REMINISCENCES OF ARTUR BRAUNER
TEUFEL IN SEIDE (1955, D: Rolf Hansen). Look, I’ve just remembered a story. My dear old friend Curd Jürgens starred in this film alongside my equally dear friend Lilli Palmer. Curd was really big business at the end of the 1950s. All of Europe knew him as “the devil’s general”. The Americans idolised him in ME AND THE COLONEL (1958, D: Peter Glenville). In Venice he had been awarded the Coppa Volpi for best acting performance. His films ran in thousands of local small cinemas. And all of them were hugely successful!
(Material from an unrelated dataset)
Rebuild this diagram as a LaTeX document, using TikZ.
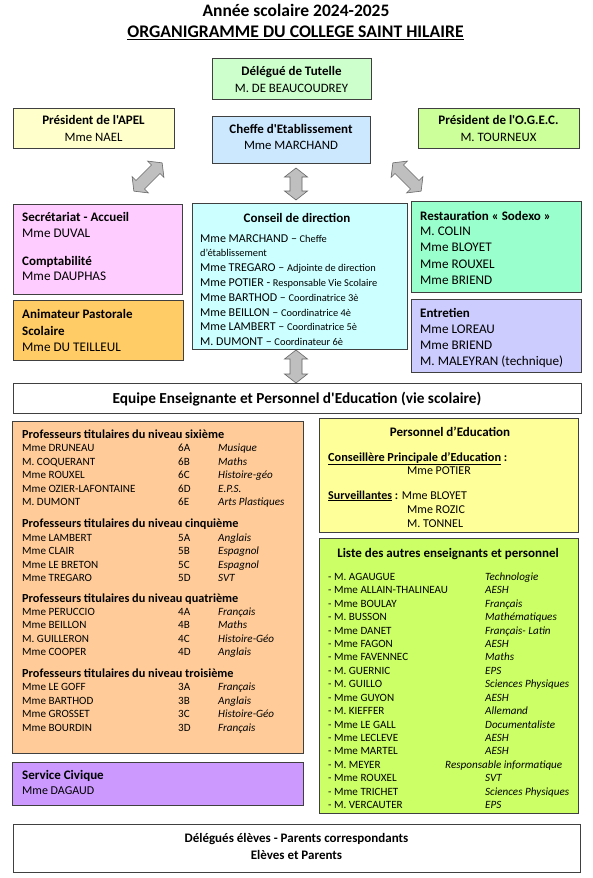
\documentclass[tikz,border=0pt]{standalone}
\usepackage{fontspec}
\setmainfont{Carlito}[Ligatures=TeXOff]
\usetikzlibrary{shadows}
\definecolor{cDeleg}{HTML}{CCFFCC}
\definecolor{cApel}{HTML}{FFFFCC}
\definecolor{cChef}{HTML}{CCE8FF}
\definecolor{cOgec}{HTML}{CCFF99}
\definecolor{cSecr}{HTML}{FFCCFF}
\definecolor{cAnim}{HTML}{FFCC66}
\definecolor{cCons}{HTML}{CCFFFF}
\definecolor{cRest}{HTML}{99FFCC}
\definecolor{cEntr}{HTML}{CCCCFF}
\definecolor{cProf}{HTML}{FFCC99}
\definecolor{cServ}{HTML}{CC99FF}
\definecolor{cPers}{HTML}{FFFF99}
\definecolor{cList}{HTML}{CCFF66}
\newcommand{\myfs}[1]{\fontsize{#1}{#1}\selectfont}
\newcommand{\blockarrow}[4]{%
  \begin{scope}[shift={(#1,#2)},rotate=#3]
    \draw[barrow] (-#4,0) -- ({-#4+9},11.5) -- ({-#4+9},6) -- ({#4-9},6) -- ({#4-9},11.5) -- (#4,0)
      -- ({#4-9},-11.5) -- ({#4-9},-6) -- ({-#4+9},-6) -- ({-#4+9},-11.5) -- cycle;
  \end{scope}}
\begin{document}
\begin{tikzpicture}[x=1pt,y=-1pt,
  box/.style={draw=black!75,line width=0.8pt,anchor=north west,inner sep=0pt,
    drop shadow={shadow xshift=1pt,shadow yshift=-1pt,fill=black!50,opacity=1}},
  ttl/.style={anchor=base west,inner sep=0pt},
  ttc/.style={anchor=base,inner sep=0pt},
  barrow/.style={fill=black!25,draw=black!60,line width=0.6pt},
  hd/.style={font=\myfs{13}\bfseries},
  bd/.style={font=\myfs{13.2}},
  hb/.style={font=\myfs{12.8}},
  sm/.style={font=\myfs{11.1}},
  smi/.style={font=\myfs{11.1}\itshape},
  smb/.style={font=\myfs{12.3}\bfseries},
  md/.style={font=\myfs{12}}]
\useasboundingbox (0,0) rectangle (593,878);
\fill[white] (0,0) rectangle (593,878);

% title
\node[ttc,font=\myfs{17.5}\bfseries] (t1) at (296,16.6) {Année scolaire 2024-2025};
\node[ttc,font=\myfs{17.7}\bfseries] (t2) at (295.5,37.6) {\underline{ORGANIGRAMME DU COLLEGE SAINT HILAIRE}};

% boxes
\node[box,fill=cDeleg,minimum width=159pt,minimum height=41pt] (deleg) at (212,58) {};
\node[box,fill=cApel,minimum width=161pt,minimum height=40pt] (apel) at (13,108) {};
\node[box,fill=cChef,minimum width=158pt,minimum height=47pt] (chef) at (212,116) {};
\node[box,fill=cOgec,minimum width=161pt,minimum height=40pt] (ogec) at (418,108) {};
\node[box,fill=cSecr,minimum width=169pt,minimum height=90pt] (secr) at (13,204) {};
\node[box,fill=cAnim,minimum width=170pt,minimum height=60pt] (anim) at (13,300) {};
\node[box,fill=cCons,minimum width=215pt,minimum height=146pt] (cons) at (192,203) {};
\node[box,fill=cRest,minimum width=170pt,minimum height=91pt] (rest) at (411,201) {};
\node[box,fill=cEntr,minimum width=170pt,minimum height=73pt] (entr) at (411,299) {};
\node[box,fill=white,minimum width=568pt,minimum height=30pt] (equipe) at (13,383) {};
\node[box,fill=cProf,minimum width=291pt,minimum height=332pt] (prof) at (12,421) {};
\node[box,fill=cServ,minimum width=291pt,minimum height=43pt] (serv) at (12,762) {};
\node[box,fill=cPers,minimum width=259pt,minimum height=114pt] (pers) at (319,418) {};
\node[box,fill=cList,minimum width=259pt,minimum height=275pt] (liste) at (319,538) {};
\node[box,fill=white,minimum width=567pt,minimum height=48pt] (bottom) at (13,824) {};

% block arrows
\blockarrow{148}{177}{45}{20}
\blockarrow{296}{184}{90}{16}
\blockarrow{407}{177}{-45}{20}
\blockarrow{296}{366.5}{90}{16.5}

% top boxes text
\node[ttc,hd] (deleg-h) at (291.5,75) {Délégué de Tutelle};
\node[ttc,hb] (deleg-b) at (291.5,92) {M. DE BEAUCOUDREY};
\node[ttc,hd] (apel-h) at (93.5,124) {Président de l'APEL};
\node[ttc,hb] (apel-b) at (93.5,141) {Mme NAEL};
\node[ttc,hd] (chef-h) at (291,133) {Cheffe d'Etablissement};
\node[ttc,hb] (chef-b) at (291,149) {Mme MARCHAND};
\node[ttc,hd] (ogec-h) at (498.5,124) {Président de l'O.G.E.C.};
\node[ttc,hb] (ogec-b) at (498.5,141) {M. TOURNEUX};

% secretariat / animateur
\node[ttl,hd] (secr-h) at (22,221) {Secrétariat - Accueil};
\node[ttl,bd] (secr-b) at (22,237.5) {Mme DUVAL};
\node[ttl,hd] (compta-h) at (22,265) {Comptabilité};
\node[ttl,bd] (compta-b) at (22,280.5) {Mme DAUPHAS};
\node[ttl,hd] (anim-h1) at (22,318.5) {Animateur Pastorale};
\node[ttl,hd] (anim-h2) at (22,335) {Scolaire};
\node[ttl,bd] (anim-b) at (22,351.5) {Mme DU TEILLEUL};

% conseil
\node[ttc,hd] (cons-h) at (297,222) {Conseil de direction};
\node[ttl,md] (c1) at (200,242) {Mme MARCHAND – {\myfs{10.4}Cheffe}};
\node[ttl,font=\myfs{10.4}] (c2) at (200,256) {d’établissement};
\node[ttl,md] (c3) at (200,271) {Mme TREGARO – {\myfs{10.4}Adjointe de direction}};
\node[ttl,md] (c4) at (200,286) {Mme POTIER - {\myfs{10.4}Responsable Vie Scolaire}};
\node[ttl,md] (c5) at (200,301) {Mme BARTHOD – {\myfs{10.4}Coordinatrice 3è}};
\node[ttl,md] (c6) at (200,316) {Mme BEILLON – {\myfs{10.4}Coordinatrice 4è}};
\node[ttl,md] (c7) at (200,330) {Mme LAMBERT – {\myfs{10.4}Coordinatrice 5è}};
\node[ttl,md] (c8) at (200,345) {M. DUMONT – {\myfs{10.4}Coordinateur 6è}};

% restauration / entretien
\node[ttl,hd] (rest-h) at (420,220.5) {Restauration « Sodexo »};
\node[ttl,bd] (rest-1) at (420,235.5) {M. COLIN};
\node[ttl,bd] (rest-2) at (420,251.5) {Mme BLOYET};
\node[ttl,bd] (rest-3) at (420,268.5) {Mme ROUXEL};
\node[ttl,bd] (rest-4) at (420,284.5) {Mme BRIEND};
\node[ttl,hd] (entr-h) at (420,317.5) {Entretien};
\node[ttl,bd] (entr-1) at (420,333.5) {Mme LOREAU};
\node[ttl,bd] (entr-2) at (420,349.5) {Mme BRIEND};
\node[ttl,bd] (entr-3) at (420,365.5) {M. MALEYRAN (technique)};

% equipe
\node[ttc,font=\myfs{15.3}\bfseries] (equipe-t) at (297,403) {Equipe Enseignante et Personnel d'Education (vie scolaire)};

% professeurs
\node[ttl,smb] (six-h) at (22,438) {Professeurs titulaires du niveau sixième};
\foreach \n/\c/\s [count=\i from 0] in {Mme DRUNEAU/6A/Musique, M. COQUERANT/6B/Maths, Mme ROUXEL/6C/Histoire-géo, Mme OZIER-LAFONTAINE/6D/E.P.S., M. DUMONT/6E/Arts Plastiques}{
  \node[ttl,sm] (sixn\i) at (22,{451.5+13.5*\i}) {\n};
  \node[ttl,sm] (sixc\i) at (178,{451.5+13.5*\i}) {\c};
  \node[ttl,smi] (sixs\i) at (218,{451.5+13.5*\i}) {\s};
}
\node[ttl,smb] (cinq-h) at (22,527) {Professeurs titulaires du niveau cinquième};
\foreach \n/\c/\s [count=\i from 0] in {Mme LAMBERT/5A/Anglais, Mme CLAIR/5B/Espagnol, Mme LE BRETON/5C/Espagnol, Mme TREGARO/5D/SVT}{
  \node[ttl,sm] (cinqn\i) at (22,{541.5+13.4*\i}) {\n};
  \node[ttl,sm] (cinqc\i) at (178,{541.5+13.4*\i}) {\c};
  \node[ttl,smi] (cinqs\i) at (218,{541.5+13.4*\i}) {\s};
}
\node[ttl,smb] (quat-h) at (22,602) {Professeurs titulaires du niveau quatrième};
\foreach \n/\c/\s [count=\i from 0] in {Mme PERUCCIO/4A/Français, Mme BEILLON/4B/Maths, M. GUILLERON/4C/Histoire-Géo, Mme COOPER/4D/Anglais}{
  \node[ttl,sm] (quatn\i) at (22,{615.5+13.4*\i}) {\n};
  \node[ttl,sm] (quatc\i) at (178,{615.5+13.4*\i}) {\c};
  \node[ttl,smi] (quats\i) at (218,{615.5+13.4*\i}) {\s};
}
\node[ttl,smb] (trois-h) at (22,677) {Professeurs titulaires du niveau troisième};
\foreach \n/\c/\s [count=\i from 0] in {Mme LE GOFF/3A/Français, Mme BARTHOD/3B/Anglais, Mme GROSSET/3C/Histoire-Géo, Mme BOURDIN/3D/Français}{
  \node[ttl,sm] (troisn\i) at (22,{690.5+13.7*\i}) {\n};
  \node[ttl,sm] (troisc\i) at (178,{690.5+13.7*\i}) {\c};
  \node[ttl,smi] (troiss\i) at (218,{690.5+13.7*\i}) {\s};
}

% service civique
\node[ttl,hd] (serv-h) at (22,779) {Service Civique};
\node[ttl,md] (serv-b) at (22,794) {Mme DAGAUD};

% personnel d'education
\node[ttc,hd] (pers-h) at (450,436.5) {Personnel d’Education};
\node[ttl,smb] (pers-c) at (328,461) {\underline{Conseillère Principale d’Education} :};
\node[ttc,md] (pers-p) at (439,474) {Mme POTIER};
\node[ttl,md] (pers-s) at (328,499) {{\bfseries\underline{Surveillantes} :} Mme BLOYET};
\node[ttl,md] (pers-r) at (407,513) {Mme ROZIC};
\node[ttl,md] (pers-t) at (407,527) {M. TONNEL};

% liste
\node[ttc,hd] (liste-h) at (448,557.5) {Liste des autres enseignants et personnel};
\foreach \n/\s/\x [count=\i from 0] in {M. AGAUGUE/Technologie/485, Mme ALLAIN-THALINEAU/AESH/485, Mme BOULAY/Français/485, M. BUSSON/Mathématiques/485, Mme DANET/Français- Latin/485, Mme FAGON/AESH/485, Mme FAVENNEC/Maths/485, M. GUERNIC/EPS/485, M. GUILLO/Sciences Physiques/485, Mme GUYON/AESH/485, M. KIEFFER/Allemand/485, Mme LE GALL/Documentaliste/485, Mme LECLEVE/AESH/485, Mme MARTEL/AESH/485, M. MEYER/Responsable informatique/445, Mme ROUXEL/SVT/485, Mme TRICHET/Sciences Physiques/485, M. VERCAUTER/EPS/485}{
  \node[ttl,sm] (ln\i) at (328,{580.5+13.41*\i}) {- \n};
  \node[ttl,smi] (ls\i) at (\x,{580.5+13.41*\i}) {\s};
}

% bottom
\node[ttc,hd] (bot-1) at (296.5,842) {Délégués élèves - Parents correspondants};
\node[ttc,hd] (bot-2) at (296.5,859) {Elèves et Parents};
\end{tikzpicture}
\end{document}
So Curd was a big fish, and the producers were throwing out bait to land this fish. A film with Curd Jürgens’ name in the opening credits was foolproof and was as good as ready money. To keep the angling analogy – the German producers’ bait, by which I mean pay, wasn’t tempting enough. Curd counted in six-figure sums and only understood the word “dollars”. And the Hollywood people were much better at enunciating that than the poor Europeans that we were.
Be that as it may, I didn’t give up the race. It is one of the most important qualities of a film producer always to reach for the stars; it is not for nothing that in my production office I have hanging the well-known plaque with the inscription: “We will do the impossible immediately. Miracles take a little longer.”
I bombarded Jürgens with ideas for film concepts, draft scenarios, completed scripts, with exciting material, with the most attractive role offers. I telephoned him, called in on him in his fairy-tale castle at Cap Farrat, I wrote him long letters.
His reaction was always the same. “Why should I work for 100,000 when I can work for 500,000? My dear Artur, can you answer me that?” He didn’t wait for me to answer but said: “See – you can’t.” “Does he still not want to do it?” Maria would ask, the best wife in the world, when I had tried once again. “He doesn’t want to,” I would say, slowly and without heart.
“Well, perhaps he will if you suggest Peer Gynt?” Peer Gynt, the seeker after God, the adventurer, the northern Faust, it’s a juicy role for any great actor. Hans Albers had played him in his inimitable manner. But that was nearly 25 years ago and nothing spoke against Curd Jürgens playing him again in his equally inimitable manner. If only he wanted to…
I considered how best to convince him of my idea this time. Then, out of the blue, Sonja Ziemann came to my assistance. “Artur,” she said on the phone, “I do hope you’ll be joining us at my house on the eighth. You will come, won’t you?”